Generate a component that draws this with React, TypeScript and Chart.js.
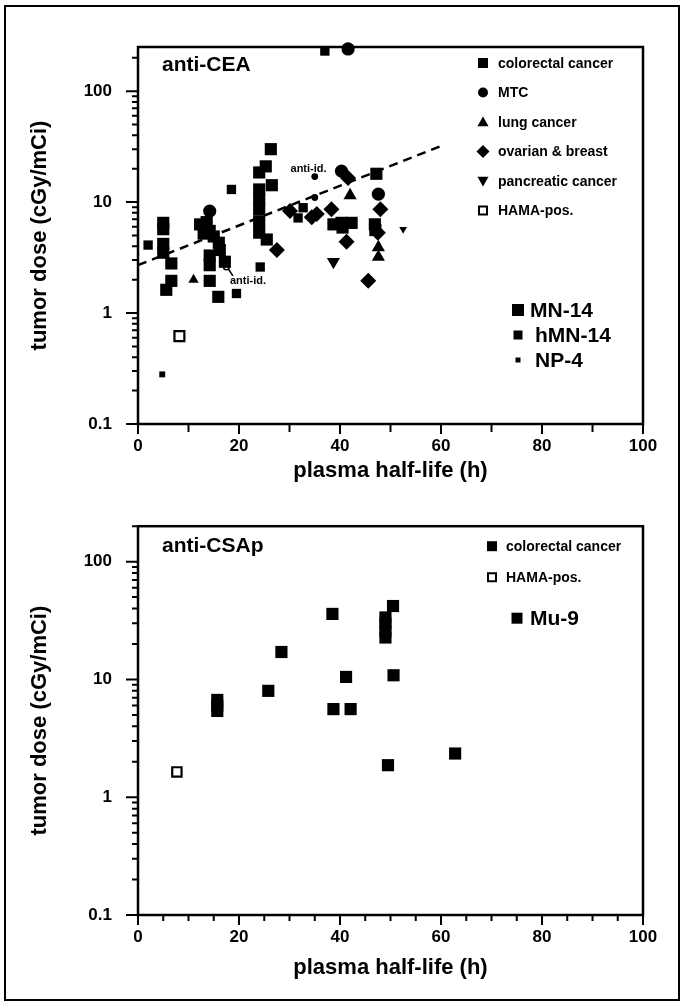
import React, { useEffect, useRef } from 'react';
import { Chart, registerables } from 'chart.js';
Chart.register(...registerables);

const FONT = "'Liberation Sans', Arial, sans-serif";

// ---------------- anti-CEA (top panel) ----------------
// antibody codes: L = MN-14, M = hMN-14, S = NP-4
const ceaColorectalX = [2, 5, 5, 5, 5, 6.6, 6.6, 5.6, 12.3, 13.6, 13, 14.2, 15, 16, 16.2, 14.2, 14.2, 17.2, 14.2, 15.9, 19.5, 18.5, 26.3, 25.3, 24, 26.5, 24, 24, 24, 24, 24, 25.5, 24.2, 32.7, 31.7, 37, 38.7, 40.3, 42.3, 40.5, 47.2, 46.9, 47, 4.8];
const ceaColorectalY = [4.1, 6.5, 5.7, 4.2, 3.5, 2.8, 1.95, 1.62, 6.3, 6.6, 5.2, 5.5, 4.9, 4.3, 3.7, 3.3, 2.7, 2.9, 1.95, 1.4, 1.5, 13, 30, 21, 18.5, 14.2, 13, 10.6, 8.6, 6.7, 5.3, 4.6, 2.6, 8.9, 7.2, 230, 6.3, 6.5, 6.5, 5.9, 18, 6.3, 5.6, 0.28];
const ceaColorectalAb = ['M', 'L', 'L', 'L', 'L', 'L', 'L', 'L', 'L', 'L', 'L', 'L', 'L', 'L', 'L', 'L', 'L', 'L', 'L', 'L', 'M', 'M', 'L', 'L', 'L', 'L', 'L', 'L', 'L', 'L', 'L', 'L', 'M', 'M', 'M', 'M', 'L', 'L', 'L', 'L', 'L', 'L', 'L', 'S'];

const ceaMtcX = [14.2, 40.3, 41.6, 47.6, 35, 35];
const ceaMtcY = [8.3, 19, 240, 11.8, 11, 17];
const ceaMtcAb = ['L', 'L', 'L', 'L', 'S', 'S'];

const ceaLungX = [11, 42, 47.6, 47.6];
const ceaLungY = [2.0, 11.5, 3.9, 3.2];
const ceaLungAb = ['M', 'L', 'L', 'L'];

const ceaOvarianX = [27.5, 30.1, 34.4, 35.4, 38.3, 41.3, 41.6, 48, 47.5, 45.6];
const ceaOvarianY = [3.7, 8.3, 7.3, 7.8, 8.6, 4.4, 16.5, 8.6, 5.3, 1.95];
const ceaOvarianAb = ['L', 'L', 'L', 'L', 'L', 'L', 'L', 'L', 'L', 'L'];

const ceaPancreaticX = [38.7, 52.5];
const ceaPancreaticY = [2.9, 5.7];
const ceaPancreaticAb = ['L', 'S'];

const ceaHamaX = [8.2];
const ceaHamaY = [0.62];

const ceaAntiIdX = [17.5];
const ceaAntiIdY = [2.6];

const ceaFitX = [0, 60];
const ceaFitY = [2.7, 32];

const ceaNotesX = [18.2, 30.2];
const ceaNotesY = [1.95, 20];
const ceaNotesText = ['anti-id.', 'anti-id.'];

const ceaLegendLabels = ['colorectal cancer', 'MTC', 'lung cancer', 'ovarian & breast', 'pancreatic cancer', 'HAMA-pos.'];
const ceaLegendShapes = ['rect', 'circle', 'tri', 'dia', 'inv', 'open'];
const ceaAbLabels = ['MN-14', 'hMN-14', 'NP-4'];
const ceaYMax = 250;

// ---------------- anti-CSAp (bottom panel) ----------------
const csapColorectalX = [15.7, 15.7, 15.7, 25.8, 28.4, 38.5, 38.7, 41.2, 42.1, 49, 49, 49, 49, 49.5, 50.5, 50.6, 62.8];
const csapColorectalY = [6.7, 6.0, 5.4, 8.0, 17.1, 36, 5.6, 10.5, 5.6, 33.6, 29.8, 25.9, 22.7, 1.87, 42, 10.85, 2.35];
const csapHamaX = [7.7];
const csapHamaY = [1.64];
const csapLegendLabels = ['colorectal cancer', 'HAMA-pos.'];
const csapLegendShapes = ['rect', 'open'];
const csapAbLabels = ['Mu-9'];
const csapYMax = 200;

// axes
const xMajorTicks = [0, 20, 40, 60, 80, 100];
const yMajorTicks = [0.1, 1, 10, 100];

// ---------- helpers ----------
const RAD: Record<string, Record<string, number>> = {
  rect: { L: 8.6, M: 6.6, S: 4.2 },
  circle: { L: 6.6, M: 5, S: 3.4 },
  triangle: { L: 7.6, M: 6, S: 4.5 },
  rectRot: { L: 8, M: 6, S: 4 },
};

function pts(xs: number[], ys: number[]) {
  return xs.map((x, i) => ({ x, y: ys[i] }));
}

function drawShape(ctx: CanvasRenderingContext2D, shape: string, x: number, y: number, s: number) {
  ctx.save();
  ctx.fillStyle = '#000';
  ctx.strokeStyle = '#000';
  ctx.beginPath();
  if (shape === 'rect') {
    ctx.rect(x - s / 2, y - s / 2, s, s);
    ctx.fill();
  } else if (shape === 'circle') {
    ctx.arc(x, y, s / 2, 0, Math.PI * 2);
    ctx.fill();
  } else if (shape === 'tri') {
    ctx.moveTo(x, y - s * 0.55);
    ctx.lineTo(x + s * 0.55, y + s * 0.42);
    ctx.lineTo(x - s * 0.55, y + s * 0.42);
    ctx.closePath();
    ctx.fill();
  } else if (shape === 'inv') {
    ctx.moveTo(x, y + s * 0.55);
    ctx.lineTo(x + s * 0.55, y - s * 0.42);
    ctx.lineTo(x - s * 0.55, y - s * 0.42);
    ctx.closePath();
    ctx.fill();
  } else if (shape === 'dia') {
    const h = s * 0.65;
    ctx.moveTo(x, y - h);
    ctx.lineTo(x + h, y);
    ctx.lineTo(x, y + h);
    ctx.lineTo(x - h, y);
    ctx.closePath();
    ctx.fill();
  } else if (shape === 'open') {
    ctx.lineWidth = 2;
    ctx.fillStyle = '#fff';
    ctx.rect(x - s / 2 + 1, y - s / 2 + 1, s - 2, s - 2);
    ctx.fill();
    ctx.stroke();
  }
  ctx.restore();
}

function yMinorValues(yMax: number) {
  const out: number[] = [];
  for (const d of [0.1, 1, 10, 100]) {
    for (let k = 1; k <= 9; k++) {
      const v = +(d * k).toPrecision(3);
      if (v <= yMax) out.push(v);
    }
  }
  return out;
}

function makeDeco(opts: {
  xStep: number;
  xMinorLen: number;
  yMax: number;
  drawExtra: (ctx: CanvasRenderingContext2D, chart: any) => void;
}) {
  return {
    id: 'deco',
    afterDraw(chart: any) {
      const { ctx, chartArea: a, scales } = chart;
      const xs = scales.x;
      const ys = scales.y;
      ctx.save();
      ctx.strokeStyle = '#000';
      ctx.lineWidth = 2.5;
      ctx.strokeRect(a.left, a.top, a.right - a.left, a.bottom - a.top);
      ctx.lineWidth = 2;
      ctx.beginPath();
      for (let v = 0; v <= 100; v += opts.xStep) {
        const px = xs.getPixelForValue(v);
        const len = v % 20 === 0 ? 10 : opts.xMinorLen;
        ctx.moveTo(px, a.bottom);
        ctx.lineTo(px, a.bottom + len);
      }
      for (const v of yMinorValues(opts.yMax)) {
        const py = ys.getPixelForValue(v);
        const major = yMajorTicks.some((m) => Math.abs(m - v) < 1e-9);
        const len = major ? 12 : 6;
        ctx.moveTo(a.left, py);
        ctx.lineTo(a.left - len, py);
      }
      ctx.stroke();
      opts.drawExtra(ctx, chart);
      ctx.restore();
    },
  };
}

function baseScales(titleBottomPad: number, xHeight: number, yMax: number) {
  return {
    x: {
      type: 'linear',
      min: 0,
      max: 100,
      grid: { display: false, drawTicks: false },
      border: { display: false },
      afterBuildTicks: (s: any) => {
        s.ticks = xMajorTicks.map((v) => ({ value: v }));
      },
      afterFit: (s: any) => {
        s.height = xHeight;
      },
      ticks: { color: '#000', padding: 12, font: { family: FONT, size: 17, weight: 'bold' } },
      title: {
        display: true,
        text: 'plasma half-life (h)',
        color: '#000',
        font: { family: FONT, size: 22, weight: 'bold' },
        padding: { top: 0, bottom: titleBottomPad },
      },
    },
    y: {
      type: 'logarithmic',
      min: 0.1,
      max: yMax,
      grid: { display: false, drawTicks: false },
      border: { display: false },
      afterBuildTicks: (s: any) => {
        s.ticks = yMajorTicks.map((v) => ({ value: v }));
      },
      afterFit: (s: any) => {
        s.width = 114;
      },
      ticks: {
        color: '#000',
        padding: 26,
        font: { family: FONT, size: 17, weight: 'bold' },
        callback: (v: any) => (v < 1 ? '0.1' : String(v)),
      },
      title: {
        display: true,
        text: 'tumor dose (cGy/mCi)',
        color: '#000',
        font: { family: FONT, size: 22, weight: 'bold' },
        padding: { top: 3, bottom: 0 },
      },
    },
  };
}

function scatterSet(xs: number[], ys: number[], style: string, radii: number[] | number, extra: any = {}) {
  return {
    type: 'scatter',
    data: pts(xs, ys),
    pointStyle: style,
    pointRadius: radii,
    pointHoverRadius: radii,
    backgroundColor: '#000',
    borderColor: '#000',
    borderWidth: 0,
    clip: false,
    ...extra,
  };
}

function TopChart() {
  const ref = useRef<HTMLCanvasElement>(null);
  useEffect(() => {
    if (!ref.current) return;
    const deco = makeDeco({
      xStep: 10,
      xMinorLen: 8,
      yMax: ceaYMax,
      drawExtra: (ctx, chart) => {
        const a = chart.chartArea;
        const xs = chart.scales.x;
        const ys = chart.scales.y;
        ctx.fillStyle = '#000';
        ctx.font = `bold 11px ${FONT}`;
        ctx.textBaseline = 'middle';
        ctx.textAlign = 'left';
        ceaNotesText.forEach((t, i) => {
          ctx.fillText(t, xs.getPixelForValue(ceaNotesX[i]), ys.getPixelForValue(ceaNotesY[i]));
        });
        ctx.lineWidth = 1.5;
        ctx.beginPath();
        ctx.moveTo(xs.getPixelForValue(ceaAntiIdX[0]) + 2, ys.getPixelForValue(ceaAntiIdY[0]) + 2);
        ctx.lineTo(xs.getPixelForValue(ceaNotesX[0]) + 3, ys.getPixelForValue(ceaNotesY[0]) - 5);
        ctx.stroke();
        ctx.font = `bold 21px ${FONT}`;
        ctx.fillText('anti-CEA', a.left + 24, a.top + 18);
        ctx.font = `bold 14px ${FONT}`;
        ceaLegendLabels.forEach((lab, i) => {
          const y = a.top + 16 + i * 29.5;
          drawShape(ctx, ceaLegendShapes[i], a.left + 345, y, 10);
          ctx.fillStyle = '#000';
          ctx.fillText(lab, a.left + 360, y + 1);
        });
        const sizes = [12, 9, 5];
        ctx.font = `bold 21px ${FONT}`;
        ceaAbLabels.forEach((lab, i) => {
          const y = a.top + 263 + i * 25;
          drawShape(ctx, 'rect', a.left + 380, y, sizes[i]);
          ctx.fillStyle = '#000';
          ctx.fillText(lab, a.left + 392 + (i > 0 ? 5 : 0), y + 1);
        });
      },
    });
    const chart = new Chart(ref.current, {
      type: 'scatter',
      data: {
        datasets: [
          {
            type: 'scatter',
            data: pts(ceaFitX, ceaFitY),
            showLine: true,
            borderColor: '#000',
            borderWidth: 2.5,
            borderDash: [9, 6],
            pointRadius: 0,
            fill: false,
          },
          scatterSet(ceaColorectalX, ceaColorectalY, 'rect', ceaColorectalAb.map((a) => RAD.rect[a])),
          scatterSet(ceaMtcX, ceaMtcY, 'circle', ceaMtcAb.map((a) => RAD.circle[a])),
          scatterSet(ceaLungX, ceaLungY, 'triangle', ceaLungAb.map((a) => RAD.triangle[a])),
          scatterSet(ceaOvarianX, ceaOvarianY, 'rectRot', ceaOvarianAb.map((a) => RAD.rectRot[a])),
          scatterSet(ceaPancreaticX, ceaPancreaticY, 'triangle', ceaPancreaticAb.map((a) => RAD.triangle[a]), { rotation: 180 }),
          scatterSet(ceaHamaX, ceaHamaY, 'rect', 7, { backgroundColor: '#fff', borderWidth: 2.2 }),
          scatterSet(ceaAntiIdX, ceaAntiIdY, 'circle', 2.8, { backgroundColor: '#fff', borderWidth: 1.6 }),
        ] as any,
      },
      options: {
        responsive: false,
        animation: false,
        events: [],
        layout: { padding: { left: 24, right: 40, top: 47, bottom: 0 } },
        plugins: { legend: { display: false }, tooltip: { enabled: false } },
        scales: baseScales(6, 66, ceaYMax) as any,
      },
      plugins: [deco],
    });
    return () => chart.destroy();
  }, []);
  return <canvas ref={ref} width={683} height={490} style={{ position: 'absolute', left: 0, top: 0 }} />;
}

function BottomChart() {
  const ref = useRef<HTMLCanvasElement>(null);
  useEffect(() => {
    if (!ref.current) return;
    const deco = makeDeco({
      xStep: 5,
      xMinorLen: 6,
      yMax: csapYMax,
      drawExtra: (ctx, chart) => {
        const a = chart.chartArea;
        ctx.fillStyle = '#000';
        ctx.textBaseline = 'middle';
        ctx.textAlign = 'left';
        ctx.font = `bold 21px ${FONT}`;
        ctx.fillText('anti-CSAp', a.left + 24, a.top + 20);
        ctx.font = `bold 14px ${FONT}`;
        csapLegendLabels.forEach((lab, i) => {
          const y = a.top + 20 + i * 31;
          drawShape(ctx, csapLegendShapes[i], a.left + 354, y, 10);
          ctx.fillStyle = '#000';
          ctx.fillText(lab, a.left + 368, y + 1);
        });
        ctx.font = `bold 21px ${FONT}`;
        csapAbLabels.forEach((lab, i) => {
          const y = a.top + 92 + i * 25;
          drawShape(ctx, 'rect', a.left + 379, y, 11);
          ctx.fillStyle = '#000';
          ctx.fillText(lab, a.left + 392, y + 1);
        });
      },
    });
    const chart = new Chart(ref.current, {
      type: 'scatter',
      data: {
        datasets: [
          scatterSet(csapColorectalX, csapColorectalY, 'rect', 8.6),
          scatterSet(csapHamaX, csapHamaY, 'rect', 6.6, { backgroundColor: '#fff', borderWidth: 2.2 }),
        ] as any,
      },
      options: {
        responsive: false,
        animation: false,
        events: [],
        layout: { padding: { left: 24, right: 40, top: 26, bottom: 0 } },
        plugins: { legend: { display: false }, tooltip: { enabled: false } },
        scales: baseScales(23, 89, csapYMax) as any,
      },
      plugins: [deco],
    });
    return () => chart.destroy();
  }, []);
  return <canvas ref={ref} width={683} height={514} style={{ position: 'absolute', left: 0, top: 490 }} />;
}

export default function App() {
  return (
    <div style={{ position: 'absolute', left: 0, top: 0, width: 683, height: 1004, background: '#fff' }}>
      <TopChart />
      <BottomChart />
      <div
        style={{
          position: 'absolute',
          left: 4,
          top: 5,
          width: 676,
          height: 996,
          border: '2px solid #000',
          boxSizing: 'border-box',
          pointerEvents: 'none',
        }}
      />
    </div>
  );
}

..............................

# [OBJECTIVE]
Pictures stay out. Print the data exactly, from its first line through the line containing "const ceaMtcAb = ['L', 'L', 'L', 'L', 'S', 'S'];".

# [FINISHED EXERCISE]
Generate a component that draws this with React, TypeScript and Chart.js.
import React, { useEffect, useRef } from 'react';
import { Chart, registerables } from 'chart.js';
Chart.register(...registerables);

const FONT = "'Liberation Sans', Arial, sans-serif";

// ---------------- anti-CEA (top panel) ----------------
// antibody codes: L = MN-14, M = hMN-14, S = NP-4
const ceaColorectalX = [2, 5, 5, 5, 5, 6.6, 6.6, 5.6, 12.3, 13.6, 13, 14.2, 15, 16, 16.2, 14.2, 14.2, 17.2, 14.2, 15.9, 19.5, 18.5, 26.3, 25.3, 24, 26.5, 24, 24, 24, 24, 24, 25.5, 24.2, 32.7, 31.7, 37, 38.7, 40.3, 42.3, 40.5, 47.2, 46.9, 47, 4.8];
const ceaColorectalY = [4.1, 6.5, 5.7, 4.2, 3.5, 2.8, 1.95, 1.62, 6.3, 6.6, 5.2, 5.5, 4.9, 4.3, 3.7, 3.3, 2.7, 2.9, 1.95, 1.4, 1.5, 13, 30, 21, 18.5, 14.2, 13, 10.6, 8.6, 6.7, 5.3, 4.6, 2.6, 8.9, 7.2, 230, 6.3, 6.5, 6.5, 5.9, 18, 6.3, 5.6, 0.28];
const ceaColorectalAb = ['M', 'L', 'L', 'L', 'L', 'L', 'L', 'L', 'L', 'L', 'L', 'L', 'L', 'L', 'L', 'L', 'L', 'L', 'L', 'L', 'M', 'M', 'L', 'L', 'L', 'L', 'L', 'L', 'L', 'L', 'L', 'L', 'M', 'M', 'M', 'M', 'L', 'L', 'L', 'L', 'L', 'L', 'L', 'S'];

const ceaMtcX = [14.2, 40.3, 41.6, 47.6, 35, 35];
const ceaMtcY = [8.3, 19, 240, 11.8, 11, 17];
const ceaMtcAb = ['L', 'L', 'L', 'L', 'S', 'S'];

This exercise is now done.